Your task:
Only the pictures are to be left out; set down the rest of the records exactly.

Data supplied:
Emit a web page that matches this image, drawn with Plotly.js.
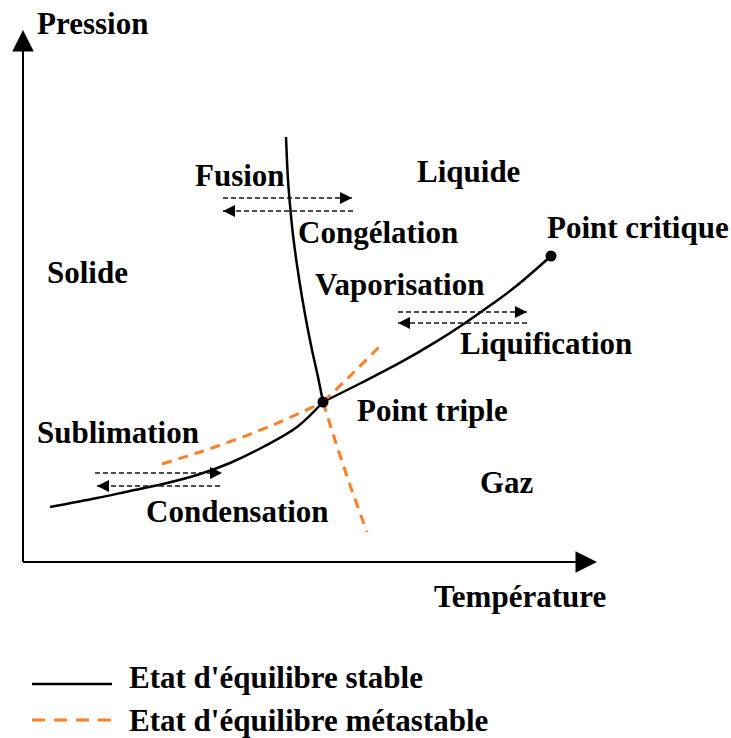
<!DOCTYPE html>
<html><head><meta charset="utf-8">
<script src="https://cdn.plot.ly/plotly-3.0.1.min.js"></script>
<style>html,body{margin:0;padding:0;background:#fff;overflow:hidden}</style>
</head><body>
<div id="chart" style="width:731px;height:738px"></div>
<script>
// Arbitrary units: T (température), P (pression), origin at the axes' corner
const sublimT = [27, 74, 107, 140, 174, 207, 240, 274, 300];
const sublimP = [55, 64, 71, 78, 87, 99, 115, 135, 160];
const vaporT = [300, 337, 377, 412, 440, 467, 492, 528];
const vaporP = [160, 178.5, 199.3, 219.6, 237.5, 256.4, 274.9, 306];
const fusionT = [263, 265, 267, 270, 274, 279, 284, 289, 295, 300];
const fusionP = [425, 382, 357, 327, 297, 265, 237, 212, 185, 160];
const metaVapT = [139, 177, 217, 257, 300];
const metaVapP = [98, 110, 124, 140, 160];
const metaSubT = [300, 327, 357];
const metaSubP = [160, 186, 216];
const metaFusT = [300, 312, 327, 344];
const metaFusP = [160, 122, 77, 30];
const specialNames = ['Point triple', 'Point critique'];
const specialT = [300, 528];
const specialP = [160, 306];
// transition arrows: tail T, head T, level P
const arrowNames = ['Fusion', 'Congélation', 'Vaporisation', 'Liquification', 'Sublimation', 'Condensation'];
const arrowFromT = [200, 330, 375, 504, 72, 197];
const arrowToT   = [329, 200, 504, 375, 199, 74];
const arrowP     = [364, 351, 250, 239, 89, 76];
const axisEndT = 574, axisEndP = 532;

const FONT = 'Liberation Serif, Times New Roman, serif';
const FS = 31;
const ORANGE = '#FF7F27';
const toT = px => px - 23, toP = py => 562 - py;

const traces = [];
const solid = {color: '#000', width: 2.5, shape: 'spline', smoothing: 1};
traces.push({x: sublimT, y: sublimP, mode: 'lines', line: solid, hoverinfo: 'skip'});
traces.push({x: vaporT, y: vaporP, mode: 'lines', line: solid, hoverinfo: 'skip'});
traces.push({x: fusionT, y: fusionP, mode: 'lines', line: solid, hoverinfo: 'skip'});
const meta = {color: ORANGE, width: 3, dash: '10px,7px', shape: 'spline'};
traces.push({x: metaVapT, y: metaVapP, mode: 'lines', line: meta, hoverinfo: 'skip'});
traces.push({x: metaSubT, y: metaSubP, mode: 'lines', line: meta, hoverinfo: 'skip'});
traces.push({x: metaFusT, y: metaFusP, mode: 'lines', line: meta, hoverinfo: 'skip'});
traces.push({x: specialT, y: specialP, text: specialNames, mode: 'markers', marker: {color: '#000', size: 11}, hoverinfo: 'text'});

const annotations = [];
for (let i = 0; i < arrowNames.length; i++) {
  traces.push({x: [arrowFromT[i], arrowToT[i]], y: [arrowP[i], arrowP[i]], mode: 'lines',
    line: {color: '#111', width: 1.7, dash: '5px,3px'}, hoverinfo: 'skip'});
  const dir = Math.sign(arrowToT[i] - arrowFromT[i]);
  annotations.push({x: arrowToT[i], y: arrowP[i], ax: arrowToT[i] - dir * 8, ay: arrowP[i],
    xref: 'x', yref: 'y', axref: 'x', ayref: 'y', text: '', showarrow: true,
    arrowhead: 2, arrowsize: 1.6, arrowwidth: 1.5, arrowcolor: '#000', standoff: 0});
}
// axes with arrows
traces.push({x: [0, 0], y: [0, axisEndP - 16], mode: 'lines', line: {color: '#000', width: 2}, hoverinfo: 'skip'});
traces.push({x: [0, axisEndT - 16], y: [0, 0], mode: 'lines', line: {color: '#000', width: 2}, hoverinfo: 'skip'});
annotations.push({x: 0, y: axisEndP, ax: 0, ay: axisEndP - 20, xref: 'x', yref: 'y', axref: 'x', ayref: 'y',
  text: '', showarrow: true, arrowhead: 2, arrowsize: 2.15, arrowwidth: 2, arrowcolor: '#000', standoff: 0});
annotations.push({x: axisEndT, y: 0, ax: axisEndT - 20, ay: 0, xref: 'x', yref: 'y', axref: 'x', ayref: 'y',
  text: '', showarrow: true, arrowhead: 2, arrowsize: 2.15, arrowwidth: 2, arrowcolor: '#000', standoff: 0});

function lbl(text, px, py) {
  annotations.push({text: text, x: toT(px), y: toP(py), xref: 'x', yref: 'y', xanchor: 'left', yanchor: 'middle',
    showarrow: false, font: {family: FONT, size: FS, color: '#000', weight: 'bold'}, borderpad: 0});
}
lbl('Pression', 36, 23);
lbl('Solide', 46, 272);
lbl('Fusion', 194, 175);
lbl('Liquide', 416, 171);
lbl('Congélation', 297, 232);
lbl('Point critique', 546, 227);
lbl('Vaporisation', 314, 284);
lbl('Liquification', 459, 343);
lbl('Point triple', 356, 410);
lbl('Sublimation', 36, 432);
lbl('Gaz', 479, 482);
lbl('Condensation', 145, 511);
lbl('Température', 433, 596);
lbl("Etat d'équilibre stable", 128, 677);
lbl("Etat d'équilibre métastable", 128, 720);

const shapes = [
  {type: 'line', xref: 'x', yref: 'y', x0: toT(32), x1: toT(112), y0: toP(684), y1: toP(684), line: {color: '#000', width: 2.5}},
  {type: 'line', xref: 'x', yref: 'y', x0: toT(32), x1: toT(112), y0: toP(720), y1: toP(720), line: {color: ORANGE, width: 3, dash: '13px,9px'}}
];

const layout = {
  width: 731, height: 738, autosize: false,
  margin: {l: 0, r: 0, t: 0, b: 0, pad: 0},
  paper_bgcolor: '#fff', plot_bgcolor: '#fff',
  showlegend: false,
  xaxis: {range: [toT(0), toT(731)], visible: false, fixedrange: true},
  yaxis: {range: [toP(738), toP(0)], visible: false, fixedrange: true},
  annotations: annotations, shapes: shapes
};
Plotly.newPlot('chart', traces, layout, {displayModeBar: false, staticPlot: true});
</script>
</body></html>
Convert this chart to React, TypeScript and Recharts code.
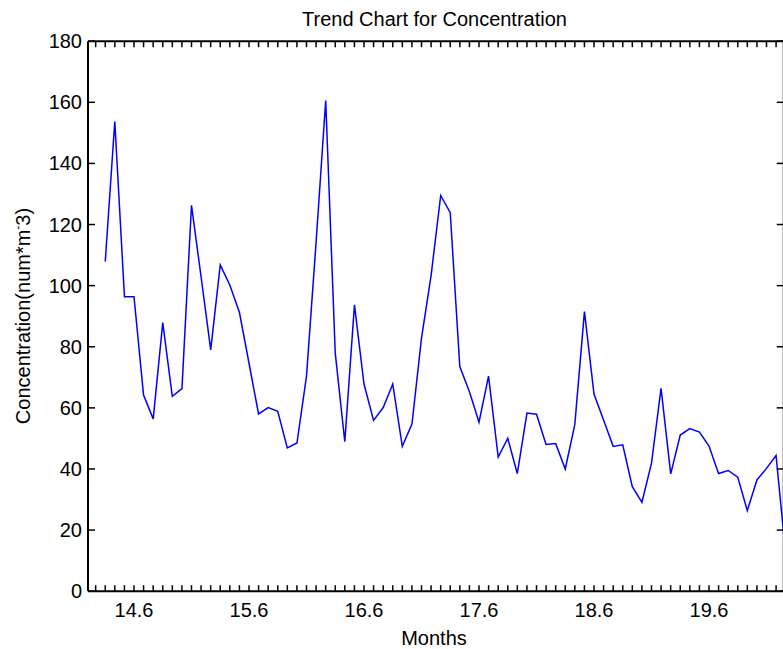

The output:
Emit a web page that matches this image, drawn with Plotly.js.
<!DOCTYPE html>
<html><head><meta charset="utf-8">
<script src="https://cdn.plot.ly/plotly-3.0.1.min.js"></script>
<style>html,body{margin:0;padding:0;background:#fff;overflow:hidden}</style>
</head><body>
<div id="chart" style="width:731px;height:738px"></div>
<script>
// Arbitrary units: T (température), P (pression), origin at the axes' corner
const sublimT = [27, 74, 107, 140, 174, 207, 240, 274, 300];
const sublimP = [55, 64, 71, 78, 87, 99, 115, 135, 160];
const vaporT = [300, 337, 377, 412, 440, 467, 492, 528];
const vaporP = [160, 178.5, 199.3, 219.6, 237.5, 256.4, 274.9, 306];
const fusionT = [263, 265, 267, 270, 274, 279, 284, 289, 295, 300];
const fusionP = [425, 382, 357, 327, 297, 265, 237, 212, 185, 160];
const metaVapT = [139, 177, 217, 257, 300];
const metaVapP = [98, 110, 124, 140, 160];
const metaSubT = [300, 327, 357];
const metaSubP = [160, 186, 216];
const metaFusT = [300, 312, 327, 344];
const metaFusP = [160, 122, 77, 30];
const specialNames = ['Point triple', 'Point critique'];
const specialT = [300, 528];
const specialP = [160, 306];
// transition arrows: tail T, head T, level P
const arrowNames = ['Fusion', 'Congélation', 'Vaporisation', 'Liquification', 'Sublimation', 'Condensation'];
const arrowFromT = [200, 330, 375, 504, 72, 197];
const arrowToT   = [329, 200, 504, 375, 199, 74];
const arrowP     = [364, 351, 250, 239, 89, 76];
const axisEndT = 574, axisEndP = 532;

const FONT = 'Liberation Serif, Times New Roman, serif';
const FS = 31;
const ORANGE = '#FF7F27';
const toT = px => px - 23, toP = py => 562 - py;

const traces = [];
const solid = {color: '#000', width: 2.5, shape: 'spline', smoothing: 1};
traces.push({x: sublimT, y: sublimP, mode: 'lines', line: solid, hoverinfo: 'skip'});
traces.push({x: vaporT, y: vaporP, mode: 'lines', line: solid, hoverinfo: 'skip'});
traces.push({x: fusionT, y: fusionP, mode: 'lines', line: solid, hoverinfo: 'skip'});
const meta = {color: ORANGE, width: 3, dash: '10px,7px', shape: 'spline'};
traces.push({x: metaVapT, y: metaVapP, mode: 'lines', line: meta, hoverinfo: 'skip'});
traces.push({x: metaSubT, y: metaSubP, mode: 'lines', line: meta, hoverinfo: 'skip'});
traces.push({x: metaFusT, y: metaFusP, mode: 'lines', line: meta, hoverinfo: 'skip'});
traces.push({x: specialT, y: specialP, text: specialNames, mode: 'markers', marker: {color: '#000', size: 11}, hoverinfo: 'text'});

const annotations = [];
for (let i = 0; i < arrowNames.length; i++) {
  traces.push({x: [arrowFromT[i], arrowToT[i]], y: [arrowP[i], arrowP[i]], mode: 'lines',
    line: {color: '#111', width: 1.7, dash: '5px,3px'}, hoverinfo: 'skip'});
  const dir = Math.sign(arrowToT[i] - arrowFromT[i]);
  annotations.push({x: arrowToT[i], y: arrowP[i], ax: arrowToT[i] - dir * 8, ay: arrowP[i],
    xref: 'x', yref: 'y', axref: 'x', ayref: 'y', text: '', showarrow: true,
    arrowhead: 2, arrowsize: 1.6, arrowwidth: 1.5, arrowcolor: '#000', standoff: 0});
}
// axes with arrows
traces.push({x: [0, 0], y: [0, axisEndP - 16], mode: 'lines', line: {color: '#000', width: 2}, hoverinfo: 'skip'});
traces.push({x: [0, axisEndT - 16], y: [0, 0], mode: 'lines', line: {color: '#000', width: 2}, hoverinfo: 'skip'});
annotations.push({x: 0, y: axisEndP, ax: 0, ay: axisEndP - 20, xref: 'x', yref: 'y', axref: 'x', ayref: 'y',
  text: '', showarrow: true, arrowhead: 2, arrowsize: 2.15, arrowwidth: 2, arrowcolor: '#000', standoff: 0});
annotations.push({x: axisEndT, y: 0, ax: axisEndT - 20, ay: 0, xref: 'x', yref: 'y', axref: 'x', ayref: 'y',
  text: '', showarrow: true, arrowhead: 2, arrowsize: 2.15, arrowwidth: 2, arrowcolor: '#000', standoff: 0});

function lbl(text, px, py) {
  annotations.push({text: text, x: toT(px), y: toP(py), xref: 'x', yref: 'y', xanchor: 'left', yanchor: 'middle',
    showarrow: false, font: {family: FONT, size: FS, color: '#000', weight: 'bold'}, borderpad: 0});
}
lbl('Pression', 36, 23);
lbl('Solide', 46, 272);
lbl('Fusion', 194, 175);
lbl('Liquide', 416, 171);
lbl('Congélation', 297, 232);
lbl('Point critique', 546, 227);
lbl('Vaporisation', 314, 284);
lbl('Liquification', 459, 343);
lbl('Point triple', 356, 410);
lbl('Sublimation', 36, 432);
lbl('Gaz', 479, 482);
lbl('Condensation', 145, 511);
lbl('Température', 433, 596);
lbl("Etat d'équilibre stable", 128, 677);
lbl("Etat d'équilibre métastable", 128, 720);

const shapes = [
  {type: 'line', xref: 'x', yref: 'y', x0: toT(32), x1: toT(112), y0: toP(684), y1: toP(684), line: {color: '#000', width: 2.5}},
  {type: 'line', xref: 'x', yref: 'y', x0: toT(32), x1: toT(112), y0: toP(720), y1: toP(720), line: {color: ORANGE, width: 3, dash: '13px,9px'}}
];

const layout = {
  width: 731, height: 738, autosize: false,
  margin: {l: 0, r: 0, t: 0, b: 0, pad: 0},
  paper_bgcolor: '#fff', plot_bgcolor: '#fff',
  showlegend: false,
  xaxis: {range: [toT(0), toT(731)], visible: false, fixedrange: true},
  yaxis: {range: [toP(738), toP(0)], visible: false, fixedrange: true},
  annotations: annotations, shapes: shapes
};
Plotly.newPlot('chart', traces, layout, {displayModeBar: false, staticPlot: true});
</script>
</body></html>
Convert this chart to React, TypeScript and Recharts code.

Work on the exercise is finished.